For me, the eye test Garcia passes is the same one passed by Wily Mo Pena. The power is real and anybody can spontaneously improve. We’re left with questions. Is there a specific reason to expect a breakout, or are we just hoping? Can he hit enough to make up for heaps of strikeouts? Will his role in the lineup support strong counting stats?
It’s that first question that has me hung up. I can’t identify a reason why he’s more likely to breakout than say Domonic Brown or Nick Castellanos. Garcia is young, and he has an obvious tool. He’s also never hit more than 14 home runs in a season, and that was split between High-A and Double-A. When I talk to other experts, I hear a lot of hope and very little evidence.
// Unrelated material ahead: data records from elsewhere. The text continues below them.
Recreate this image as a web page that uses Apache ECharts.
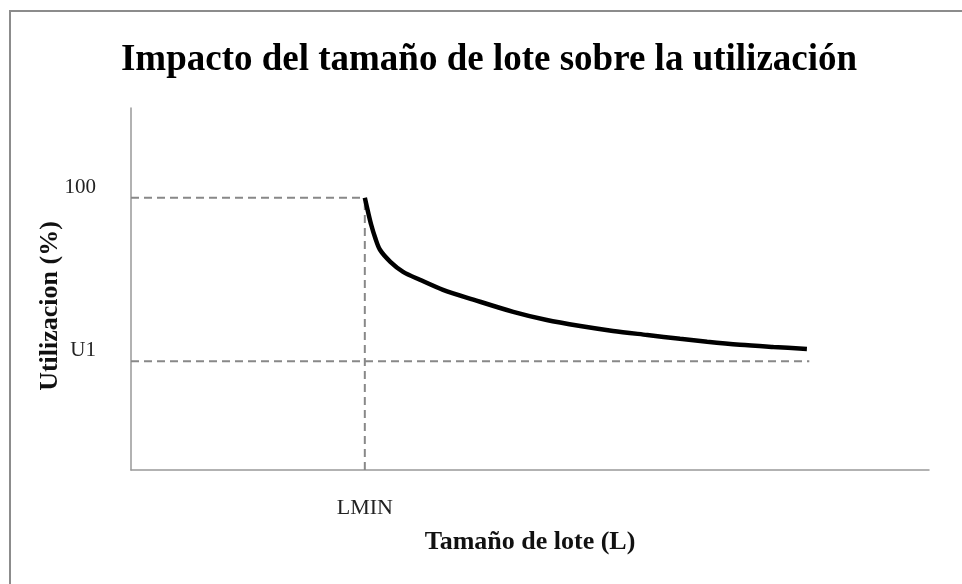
<!DOCTYPE html>
<html>
<head>
<meta charset="utf-8">
<script src="https://cdn.jsdelivr.net/npm/echarts@6/dist/echarts.min.js"></script>
<style>
  html, body { margin: 0; padding: 0; background: #fff; }
  #main { width: 962px; height: 584px; }
</style>
</head>
<body>
<div id="main"></div>
<script>
// datos (x: tamaño de lote 0-100, y: utilizacion %)
var lotSize = [29.3, 29.7, 30.1, 30.6, 31.2, 32.5, 34.1, 36.2, 39.1, 42.9, 47.9, 52.1, 56.3, 60.4, 64.7, 68.8, 72.2, 76.3, 80.5, 84.7];
var utilization = [100, 94.9, 90.1, 85.3, 80.9, 76.5, 72.8, 69.9, 66.2, 62.6, 58.1, 55.1, 52.9, 51.1, 49.6, 48.2, 47.1, 46.0, 45.2, 44.5];
var lMin = 29.3;
var uMax = 100;
var u1 = 40;
var u1End = 85;
var yTickValues = [u1, uMax];
var yTickLabels = ['U1', '100'];
var xTickValues = [lMin];
var xTickLabels = ['LMIN'];

var serif = '"Liberation Serif", "DejaVu Serif", serif';

function pairs(xs, ys) {
	return xs.map(function (x, i) { return [x, ys[i]]; });
}

var chart = echarts.init(document.getElementById('main'));
var dashStyle = { color: '#888', width: 2, type: [8, 5] };

var option = {
	backgroundColor: '#fff',
	animation: false,
	title: {
		text: 'Impacto del tamaño de lote sobre la utilización',
		left: 484,
		top: 37,
		textAlign: 'center',
		textStyle: { fontFamily: serif, fontSize: 37, fontWeight: 'bold', color: '#000' }
	},
	graphic: [{
		type: 'rect',
		shape: { x: 10, y: 11, width: 1000, height: 700 },
		style: { fill: 'none', stroke: '#8c8c8c', lineWidth: 2 },
		silent: true
	}],
	grid: { left: 131, top: 108, right: 33, bottom: 114 },
	xAxis: {
		type: 'value',
		min: 0,
		max: 100,
		name: 'Tamaño de lote (L)',
		nameLocation: 'middle',
		nameGap: 59,
		nameMoveOverlap: false,
		nameTextStyle: { fontFamily: serif, fontSize: 26, fontWeight: 'bold', color: '#111' },
		axisLine: { show: true, lineStyle: { color: '#999', width: 1.5 } },
		axisTick: { show: false },
		splitLine: { show: false },
		axisLabel: {
			customValues: xTickValues,
			margin: 27,
			fontFamily: serif,
			fontSize: 22,
			color: '#222',
			formatter: function (v) {
				var i = xTickValues.indexOf(v);
				return i >= 0 ? xTickLabels[i] : '';
			}
		}
	},
	yAxis: {
		type: 'value',
		min: 0,
		max: 133,
		name: 'Utilizacion (%)',
		nameLocation: 'middle',
		nameGap: 68,
		nameMoveOverlap: false,
		nameTextStyle: { fontFamily: serif, fontSize: 26, fontWeight: 'bold', color: '#111', padding: [0, 34, 0, 0] },
		axisLine: { show: true, lineStyle: { color: '#999', width: 1.5 } },
		axisTick: { show: false },
		splitLine: { show: false },
		axisLabel: {
			customValues: yTickValues,
			margin: 35,
			fontFamily: serif,
			fontSize: 21,
			color: '#222',
			verticalAlign: 'bottom',
			formatter: function (v) {
				var i = yTickValues.indexOf(v);
				return i >= 0 ? yTickLabels[i] : '';
			}
		}
	},
	series: [
		{
			type: 'line',
			symbol: 'none',
			lineStyle: dashStyle,
			data: [[0, uMax], [lMin, uMax]],
			z: 1
		},
		{
			type: 'line',
			symbol: 'none',
			lineStyle: dashStyle,
			data: [[lMin, 0], [lMin, uMax]],
			z: 1
		},
		{
			type: 'line',
			symbol: 'none',
			lineStyle: dashStyle,
			data: [[0, u1], [u1End, u1]],
			z: 1
		},
		{
			type: 'line',
			symbol: 'none',
			smooth: 0.3,
			lineStyle: { color: '#000', width: 4.5 },
			data: pairs(lotSize, utilization),
			z: 3
		}
	]
};

chart.setOption(option);
</script>
</body>
</html>
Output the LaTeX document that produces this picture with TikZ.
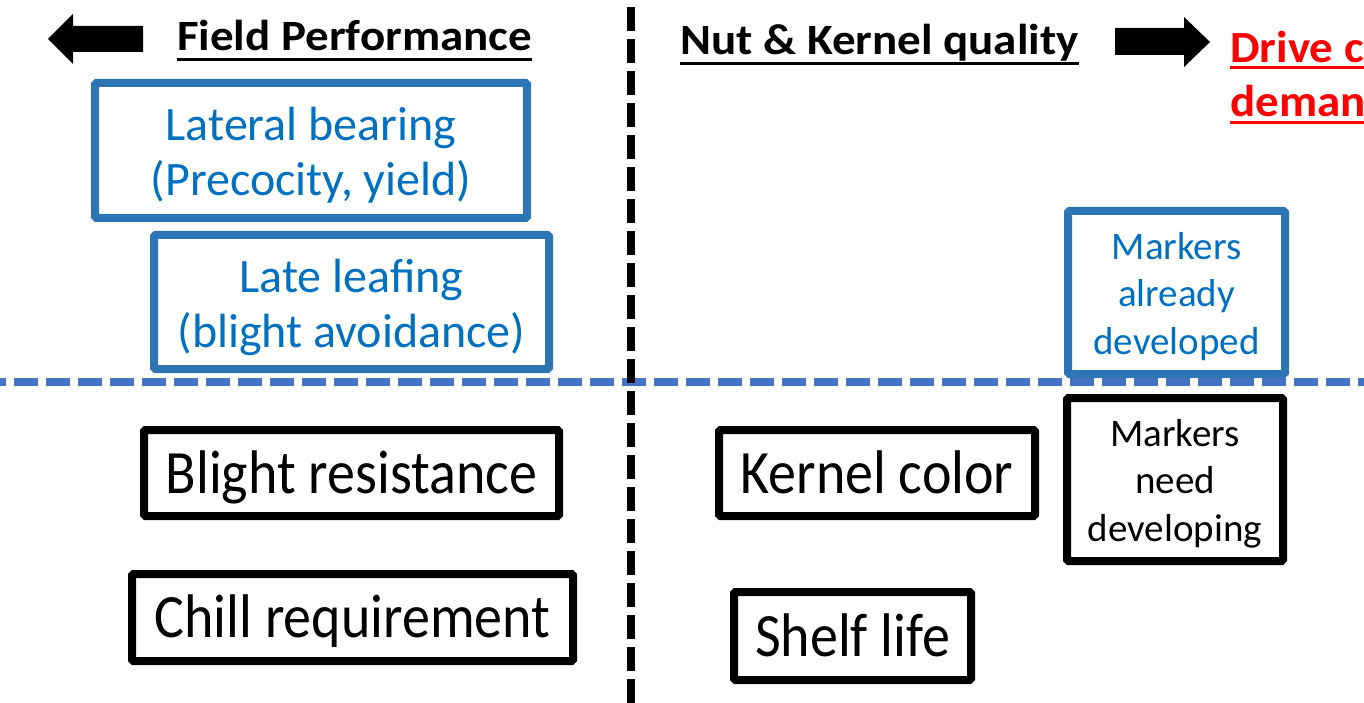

When it comes time to make a draft pick, I’ll be leaving Garcia to my fellows. There is value in playing a few long shots late in the draft, which is right where Garcia fits in my book. His current ADP is 220, so you can target him in rounds 16 to 20 in a 12 team draft. I see too much viable talent around him to take the leap. Steve Pearce, Brandon Belt, Aramis Ramirez, and Chase Utley all have similar ADPs (to name a few).
I wish I had a reason to pick Garcia. I can’t find one.